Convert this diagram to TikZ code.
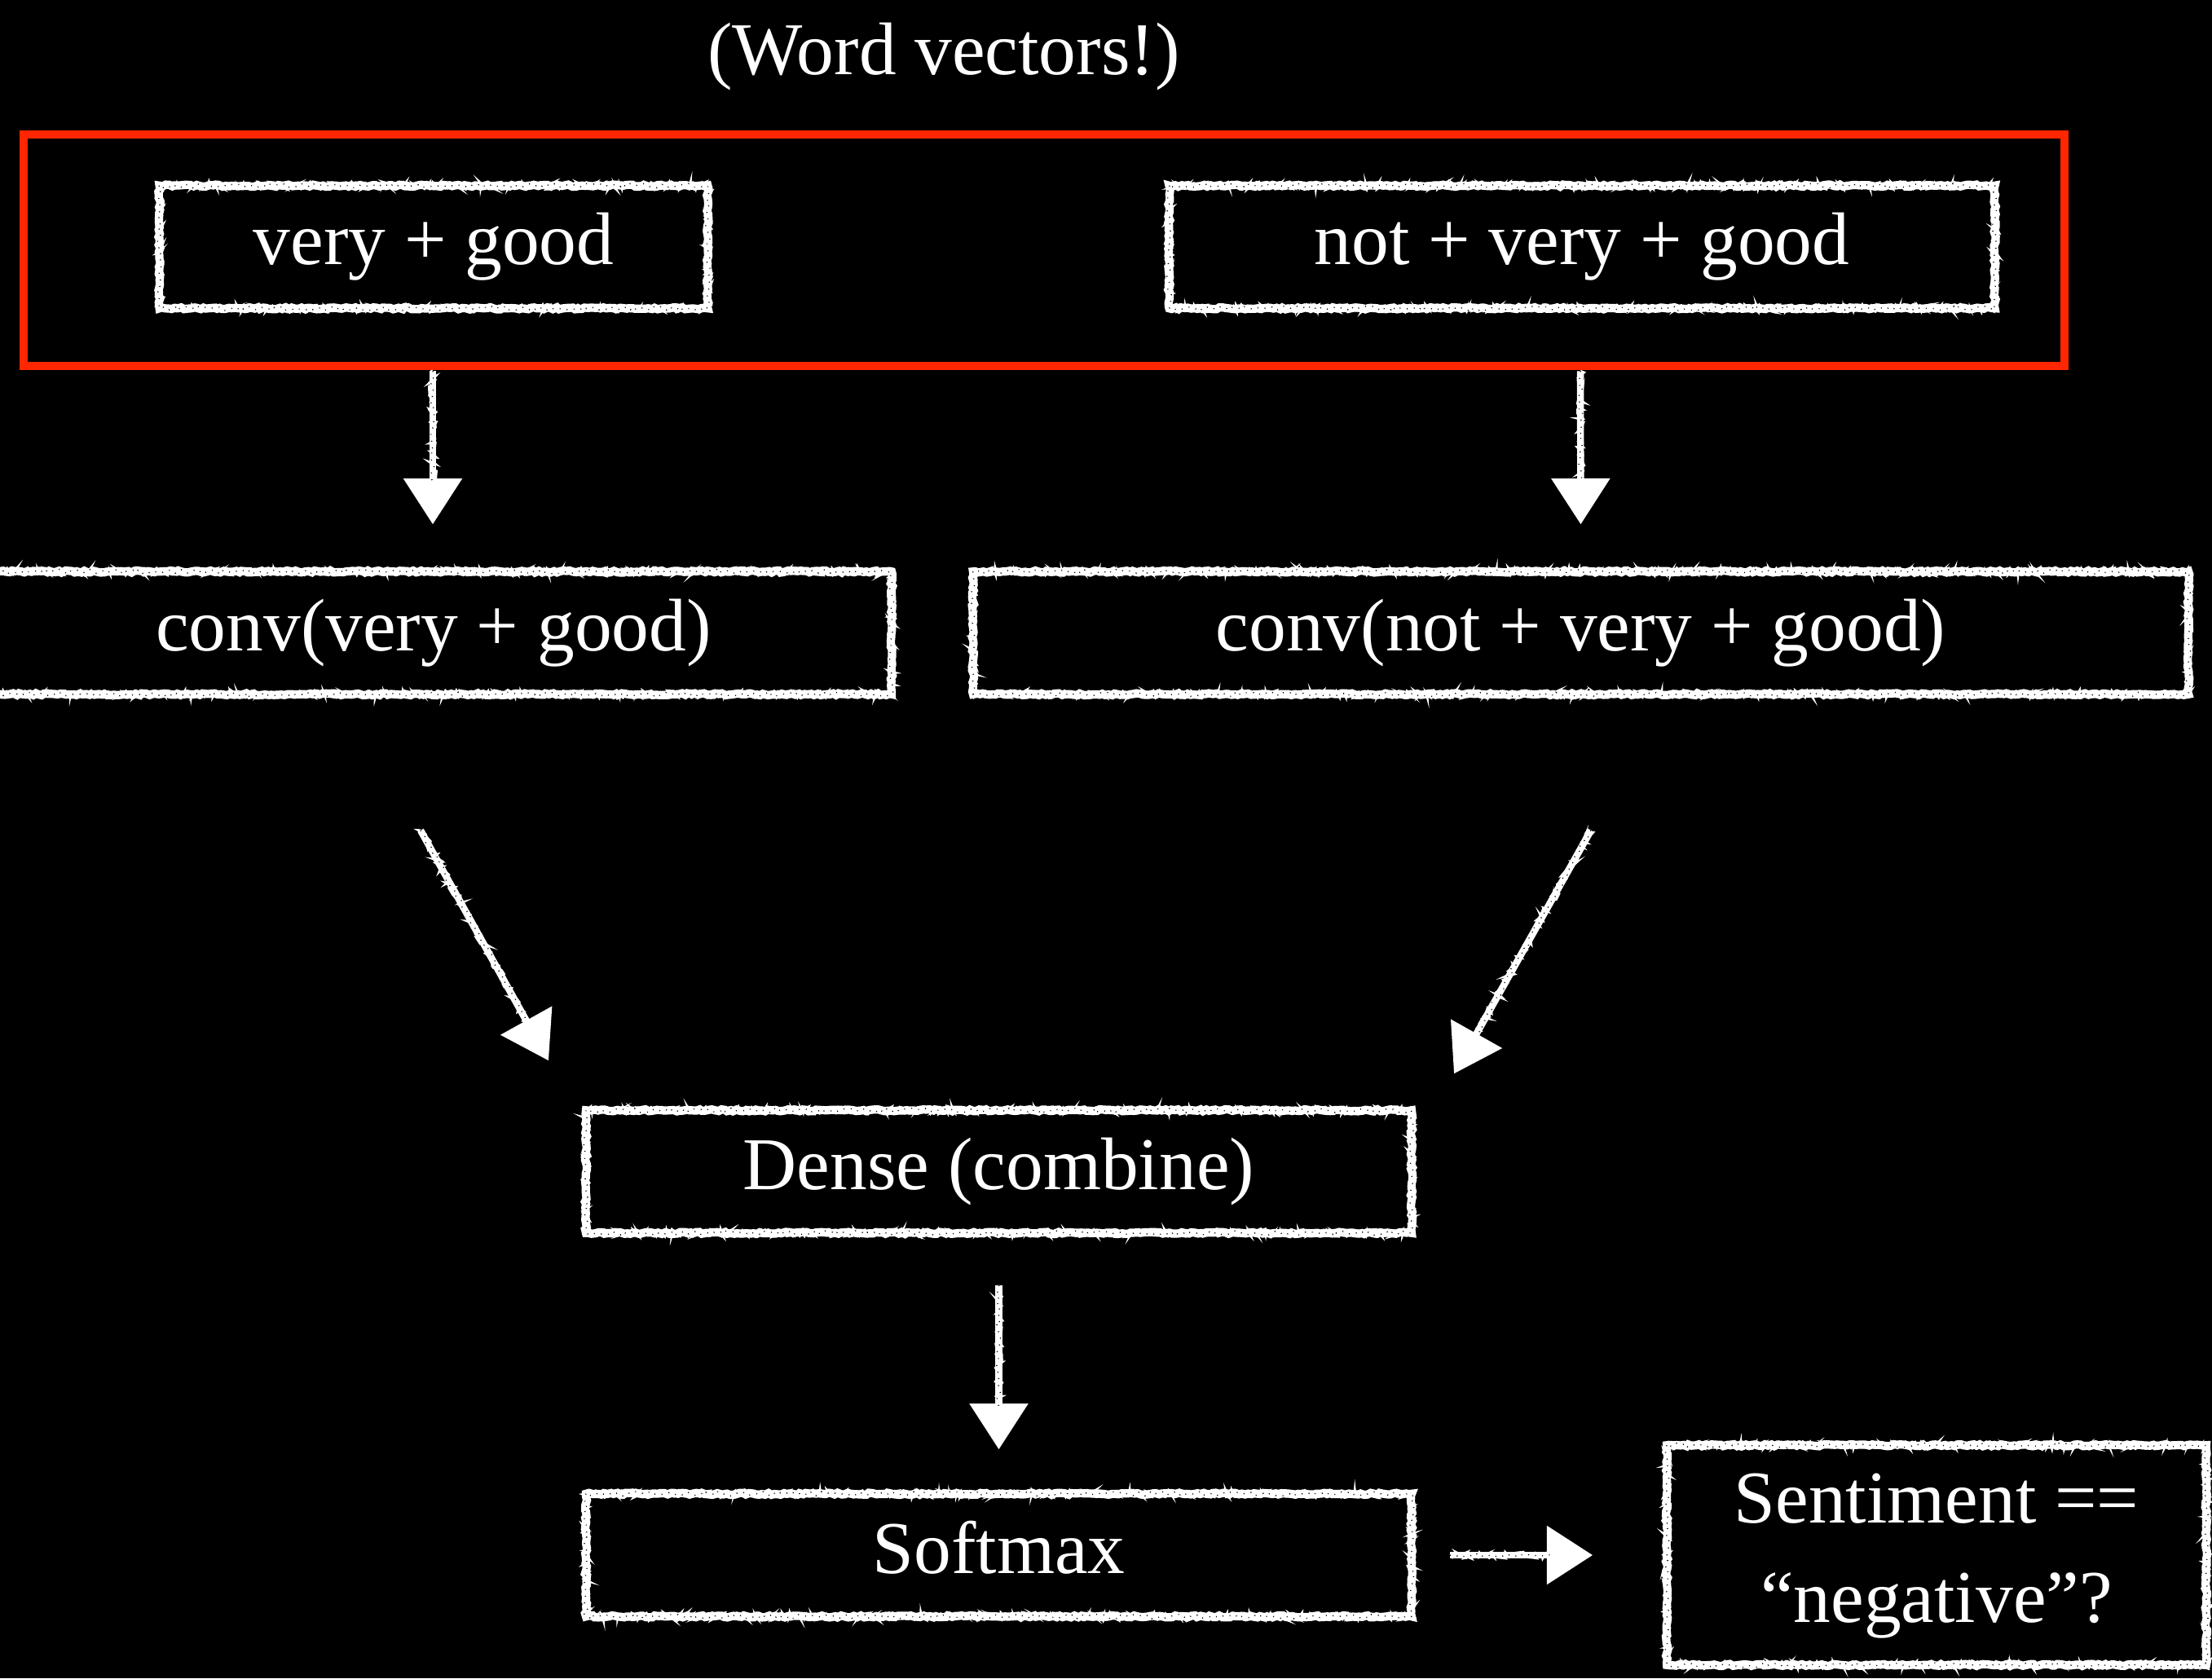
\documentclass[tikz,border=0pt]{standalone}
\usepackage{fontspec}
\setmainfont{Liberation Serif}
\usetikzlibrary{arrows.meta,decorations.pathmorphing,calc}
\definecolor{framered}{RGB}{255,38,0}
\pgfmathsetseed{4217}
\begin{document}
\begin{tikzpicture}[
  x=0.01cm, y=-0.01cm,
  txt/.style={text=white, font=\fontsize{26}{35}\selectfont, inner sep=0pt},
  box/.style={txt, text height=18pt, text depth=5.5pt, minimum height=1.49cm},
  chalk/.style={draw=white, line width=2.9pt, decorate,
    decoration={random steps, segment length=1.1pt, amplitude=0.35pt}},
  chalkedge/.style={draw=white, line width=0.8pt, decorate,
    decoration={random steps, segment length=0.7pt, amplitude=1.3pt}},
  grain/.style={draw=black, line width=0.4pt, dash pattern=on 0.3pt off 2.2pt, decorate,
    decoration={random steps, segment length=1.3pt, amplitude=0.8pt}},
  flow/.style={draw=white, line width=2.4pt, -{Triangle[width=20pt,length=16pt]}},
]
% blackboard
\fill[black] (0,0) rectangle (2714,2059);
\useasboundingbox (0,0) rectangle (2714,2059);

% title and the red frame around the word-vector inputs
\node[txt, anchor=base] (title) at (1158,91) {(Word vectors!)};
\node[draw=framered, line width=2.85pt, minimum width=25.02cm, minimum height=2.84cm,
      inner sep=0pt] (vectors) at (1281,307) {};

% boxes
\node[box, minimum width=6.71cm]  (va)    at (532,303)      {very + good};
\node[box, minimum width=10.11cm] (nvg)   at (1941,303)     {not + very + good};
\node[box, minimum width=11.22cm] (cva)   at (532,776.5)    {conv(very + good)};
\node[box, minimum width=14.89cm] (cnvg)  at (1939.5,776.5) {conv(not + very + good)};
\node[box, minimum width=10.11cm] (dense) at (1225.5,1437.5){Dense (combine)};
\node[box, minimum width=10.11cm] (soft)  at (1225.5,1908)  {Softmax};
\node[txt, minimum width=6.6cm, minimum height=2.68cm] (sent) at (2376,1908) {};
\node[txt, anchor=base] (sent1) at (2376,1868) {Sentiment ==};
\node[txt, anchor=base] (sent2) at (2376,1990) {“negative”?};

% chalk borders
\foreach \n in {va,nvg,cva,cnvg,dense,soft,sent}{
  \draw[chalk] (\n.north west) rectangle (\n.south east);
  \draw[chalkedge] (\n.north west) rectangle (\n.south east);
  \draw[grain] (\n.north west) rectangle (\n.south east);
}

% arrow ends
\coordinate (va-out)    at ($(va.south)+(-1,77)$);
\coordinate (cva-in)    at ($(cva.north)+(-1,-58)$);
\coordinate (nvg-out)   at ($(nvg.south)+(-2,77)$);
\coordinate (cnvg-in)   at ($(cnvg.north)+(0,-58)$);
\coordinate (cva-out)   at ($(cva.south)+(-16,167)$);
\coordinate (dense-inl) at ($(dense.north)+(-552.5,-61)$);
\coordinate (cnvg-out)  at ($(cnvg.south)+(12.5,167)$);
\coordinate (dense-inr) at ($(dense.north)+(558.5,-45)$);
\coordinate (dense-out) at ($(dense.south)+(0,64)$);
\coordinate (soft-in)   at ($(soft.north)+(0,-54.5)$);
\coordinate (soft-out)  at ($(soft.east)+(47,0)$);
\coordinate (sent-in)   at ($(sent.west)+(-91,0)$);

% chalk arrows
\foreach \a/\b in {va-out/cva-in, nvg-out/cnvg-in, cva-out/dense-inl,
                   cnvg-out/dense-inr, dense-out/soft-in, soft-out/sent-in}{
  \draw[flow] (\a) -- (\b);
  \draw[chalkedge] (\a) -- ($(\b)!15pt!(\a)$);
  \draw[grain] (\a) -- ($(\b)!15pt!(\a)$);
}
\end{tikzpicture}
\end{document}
---
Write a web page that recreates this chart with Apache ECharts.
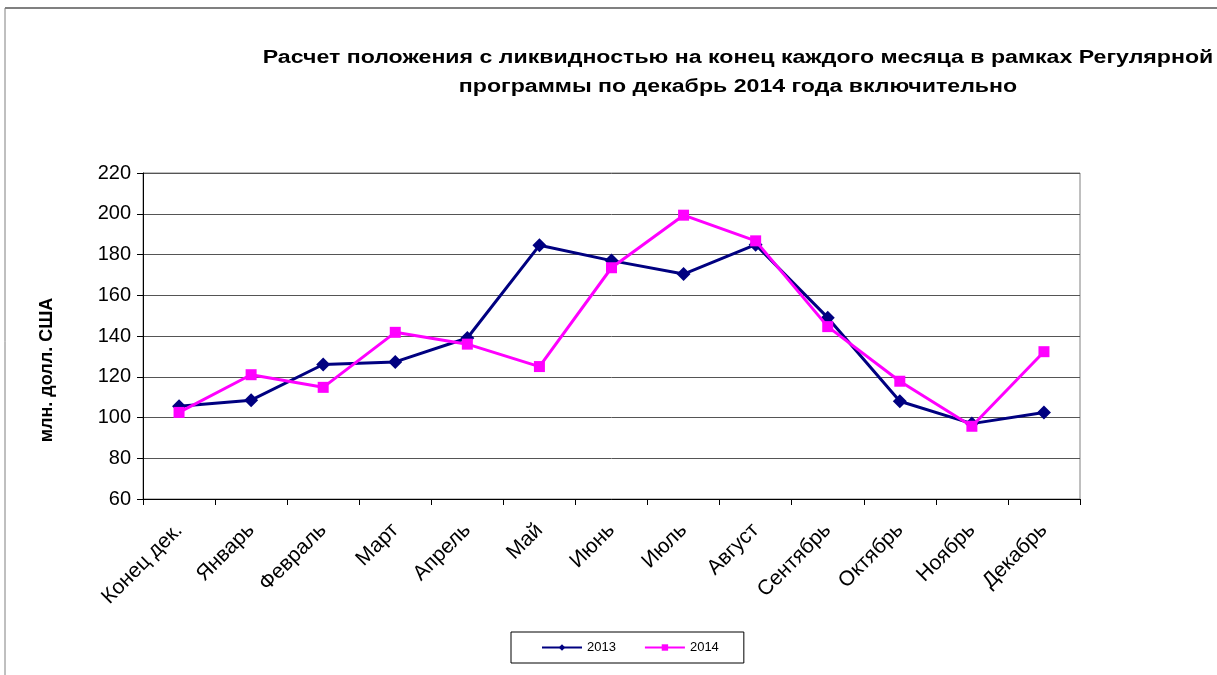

Requirements: Looking above, find the stretch of lines that opens with the one holding "Convert this diagram to TikZ code." and closes with the one holding "inner sep=0pt] (vectors)". Copy it exactly, pictures excluded.

Task response:
Convert this diagram to TikZ code.
\documentclass[tikz,border=0pt]{standalone}
\usepackage{fontspec}
\setmainfont{Liberation Serif}
\usetikzlibrary{arrows.meta,decorations.pathmorphing,calc}
\definecolor{framered}{RGB}{255,38,0}
\pgfmathsetseed{4217}
\begin{document}
\begin{tikzpicture}[
  x=0.01cm, y=-0.01cm,
  txt/.style={text=white, font=\fontsize{26}{35}\selectfont, inner sep=0pt},
  box/.style={txt, text height=18pt, text depth=5.5pt, minimum height=1.49cm},
  chalk/.style={draw=white, line width=2.9pt, decorate,
    decoration={random steps, segment length=1.1pt, amplitude=0.35pt}},
  chalkedge/.style={draw=white, line width=0.8pt, decorate,
    decoration={random steps, segment length=0.7pt, amplitude=1.3pt}},
  grain/.style={draw=black, line width=0.4pt, dash pattern=on 0.3pt off 2.2pt, decorate,
    decoration={random steps, segment length=1.3pt, amplitude=0.8pt}},
  flow/.style={draw=white, line width=2.4pt, -{Triangle[width=20pt,length=16pt]}},
]
% blackboard
\fill[black] (0,0) rectangle (2714,2059);
\useasboundingbox (0,0) rectangle (2714,2059);

% title and the red frame around the word-vector inputs
\node[txt, anchor=base] (title) at (1158,91) {(Word vectors!)};
\node[draw=framered, line width=2.85pt, minimum width=25.02cm, minimum height=2.84cm,
      inner sep=0pt] (vectors) at (1281,307) {};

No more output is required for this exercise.